M. Bruno Retailleau. Monsieur le Premier ministre, solidarité ne signifie pas aveuglement, y compris à l'égard de notre principal partenaire.
(Protestations sur les travées du groupe socialiste et républicain.)
Respecter ce grand pays qu'est la Turquie, c'est aussi lui tenir un langage de vérité ! (C'est fini ! sur les travées du groupe socialiste et républicain.) Nous commettons une faute à l'égard tant de nos partenaires turcs, en leur faisant miroiter la perspective d'une adhésion à l'Union européenne,...
M. le président. Veuillez conclure, mon cher collègue !
M. Bruno Retailleau. ... que du projet européen, la Turquie n'étant européenne ni par sa géographie, ni par son histoire, ni par sa civilisation ! Oui à une coopération renforcée, non à une adhésion future !
(Applaudissements sur les travées du groupe Les Républicains et sur certaines travées de l'UDI-UC.)
M. le président. La parole est à M. le Premier ministre, au titre de son horloge spéciale...
M. Manuel Valls, Premier ministre. Monsieur le président, je vous remercie ; la Constitution de la VeRépublique est décidément formidable !
(Exclamations amusées sur les travées du groupe Les Républicains.)
M. le président. Vous avez bien raison, monsieur le Premier ministre !
M. Manuel Valls, Premier ministre. Alignement sur l'Allemagne, jamais ; solidarité, oui, totale et sur tous les sujets : défense, diplomatie, économie.
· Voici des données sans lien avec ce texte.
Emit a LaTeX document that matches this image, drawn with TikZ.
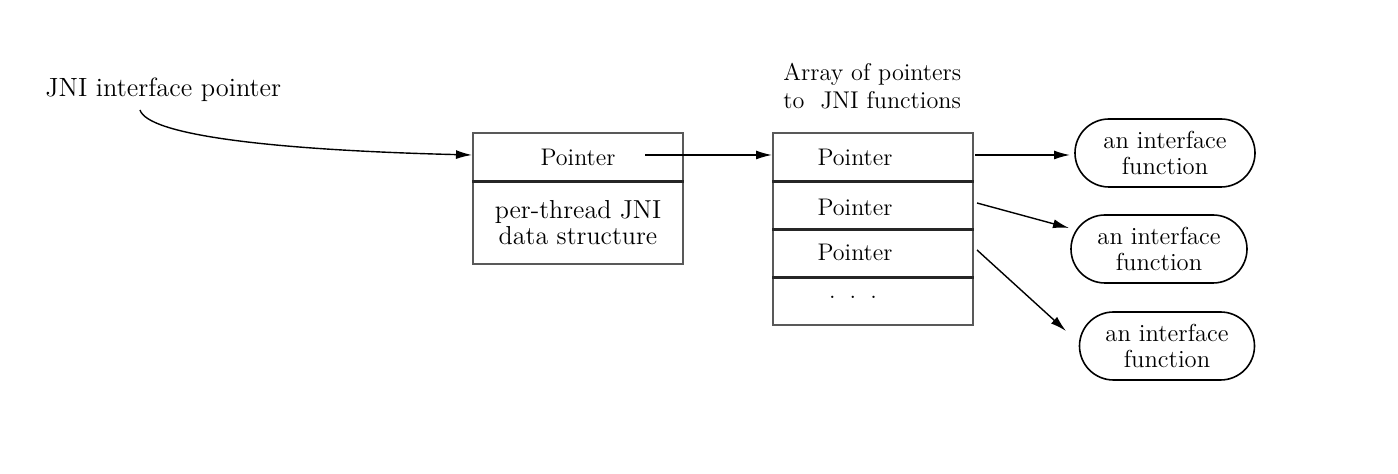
\documentclass[tikz,border=0pt]{standalone}
\usetikzlibrary{arrows.meta,shapes.misc}
\begin{document}
\begin{tikzpicture}[x=0.5pt,y=-0.5pt,
  txt/.style={font=\fontsize{12}{14}\selectfont, inner sep=0pt},
  cell/.style={draw=black!65, line width=1pt, inner sep=0pt, minimum width=#1, font=\fontsize{12}{14}\selectfont, align=center},
  cellA/.style={cell=105pt},
  cellB/.style={cell=100pt},
  fun/.style={draw=black, line width=0.8pt, rounded rectangle, inner sep=0pt, minimum height=34pt, font=\fontsize{12.3}{13}\selectfont, align=center},
  divider/.style={line width=1.5pt, black!85},
  arr/.style={line width=0.7pt, -{Latex[length=8pt,width=4.5pt]}}
]
\useasboundingbox (0,0) rectangle (1398,474);

% JNI interface pointer
\node[txt, font=\fontsize{13.2}{15}\selectfont, anchor=west] (jni) at (45,90) {JNI interface pointer};
\coordinate (cstart) at (140,110);

% Box 1
\node[cellA, minimum height=24pt] (b1top) at (578,157) {Pointer};
\node[cellA, minimum height=41.5pt, font=\fontsize{13}{14}\selectfont] (b1bot) at (578,222.5) {per-thread JNI\\[-1pt]data structure};
\draw[divider] (b1top.south west) -- (b1top.south east);

% Box 2
\node[txt, font=\fontsize{12.1}{14}\selectfont, anchor=north west, align=left] (title) at (783,63) {Array of pointers\\to\ \ JNI functions};
\node[cellB, minimum height=24pt] (r1) at (873,157) {};
\node[cellB, minimum height=24pt] (r2) at (873,205) {};
\node[cellB, minimum height=24pt] (r3) at (873,253) {};
\node[cellB, minimum height=24pt] (r4) at (873,301) {};
\node[txt] (t1) at (855,157) {Pointer};
\node[txt] (t2) at (855,207) {Pointer};
\node[txt] (t3) at (855,252) {Pointer};
\node[txt] (t4) at (853,297) {.\hspace{7pt}.\hspace{7pt}.};
\draw[divider] (r1.south west) -- (r1.south east);
\draw[divider] (r2.south west) -- (r2.south east);
\draw[divider] (r3.south west) -- (r3.south east);

% interface functions
\node[fun, minimum width=90pt] (e1) at (1165,153) {an interface\\function};
\node[fun, minimum width=88pt] (e2) at (1159,249) {an interface\\function};
\node[fun, minimum width=87.5pt] (e3) at (1167,346) {an interface\\function};

% connectors
\coordinate (p0) at (645,155);
\coordinate (p1) at (975,155);
\coordinate (p2) at (977,203);
\coordinate (p3) at (977,250);
\coordinate (q1) at (1070,155);
\coordinate (q2) at (1069,228);
\coordinate (q3) at (1066,331);

\draw[arr] (cstart) .. controls (148,135) and (270,150) .. ([yshift=1pt]b1top.west);
\draw[arr] (p0) -- (r1.west |- p0);
\draw[arr] (p1) -- (q1);
\draw[arr] (p2) -- (q2);
\draw[arr] (p3) -- (q3);
\end{tikzpicture}
\end{document}
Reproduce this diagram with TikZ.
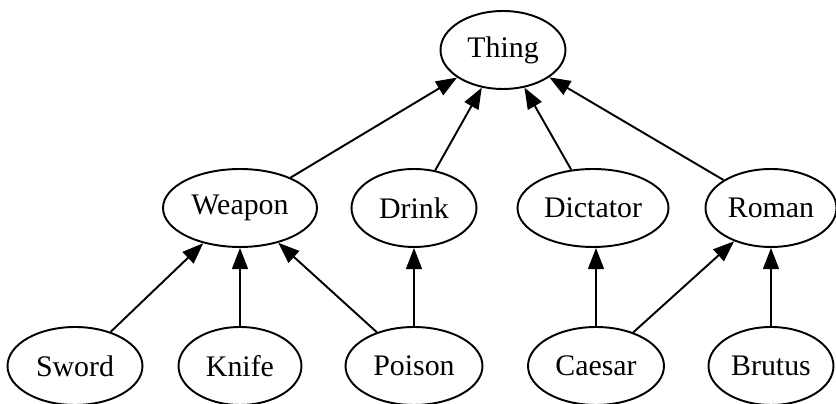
\documentclass[tikz,border=0pt]{standalone}
\usepackage{fontspec}
\setmainfont{Liberation Serif}
\usetikzlibrary{arrows.meta, shapes.geometric}

\begin{document}
\begin{tikzpicture}[
    x=0.02cm, y=-0.02cm,          % Koordinaten in Bildpunkten
    concept/.style={draw, ellipse, line width=1.1pt, inner sep=0pt, minimum height=1.56cm, font=\fontsize{17}{20}\selectfont},
    arrow/.style={-{Triangle[length=12pt,width=9pt]}, line width=1.1pt}
  ]
  \useasboundingbox (0,0) rectangle (836,404);

  % Oberbegriff
  \node[concept, minimum width=2.5cm]  (thing)    at (503,50)  {Thing};

  % Kategorien
  \node[concept, minimum width=3.08cm] (weapon)   at (240,208) {Weapon};
  \node[concept, minimum width=2.5cm]  (drink)    at (414,208) {Drink};
  \node[concept, minimum width=3.02cm] (dictator) at (593,208) {Dictator};
  \node[concept, minimum width=2.62cm] (roman)    at (771,208) {Roman};

  % Instanzen
  \node[concept, minimum width=2.7cm]  (sword)    at (75,366)  {Sword};
  \node[concept, minimum width=2.46cm] (knife)    at (240,366) {Knife};
  \node[concept, minimum width=2.74cm] (poison)   at (414,366) {Poison};
  \node[concept, minimum width=2.72cm] (caesar)   at (596,366) {Caesar};
  \node[concept, minimum width=2.5cm]  (brutus)   at (771,366) {Brutus};

  \draw[arrow] (weapon)   -- (thing);
  \draw[arrow] (drink)    -- (thing);
  \draw[arrow] (dictator) -- (thing);
  \draw[arrow] (roman)    -- (thing);

  \draw[arrow] (sword)  -- (weapon);
  \draw[arrow] (knife)  -- (weapon);
  \draw[arrow] (poison) -- (weapon);
  \draw[arrow] (poison) -- (drink);
  \draw[arrow] (caesar) -- (dictator.south -| caesar);
  \draw[arrow] (caesar) -- (roman);
  \draw[arrow] (brutus) -- (roman);

\end{tikzpicture}
\end{document}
Mesdames, messieurs les membres de la majorité sénatoriale, d'ordinaire, c'est sur vos travées que l'on invoque l'exemple allemand ! Nous ne sommes alignés sur personne !
M. Roland Courteau. Très bien !
M. Manuel Valls, Premier ministre. Oui, il faut faire preuve de la plus grande lucidité, mais attention aux mots que nous prononçons, qu'il s'agisse de la Turquie ou des autres pays de la région !
Mme Nicole Bricq. Exactement !
M. Manuel Valls, Premier ministre. Il ne s'agit pas d'un choc de civilisations : il y a un combat des civilisations contre le terrorisme et la barbarie. Avec la Turquie et les autres pays, nous devons être capables de bâtir des partenariats sur la base de valeurs qui sont universelles !
M. Bruno Retailleau. C'est ce que j'ai dit !
M. Manuel Valls, Premier ministre. Il ne s'agit pas d'engager une confrontation !
(Applaudissements sur les travées du groupe socialiste et républicain et du groupe écologiste, ainsi que sur certaines travées du RDSE.)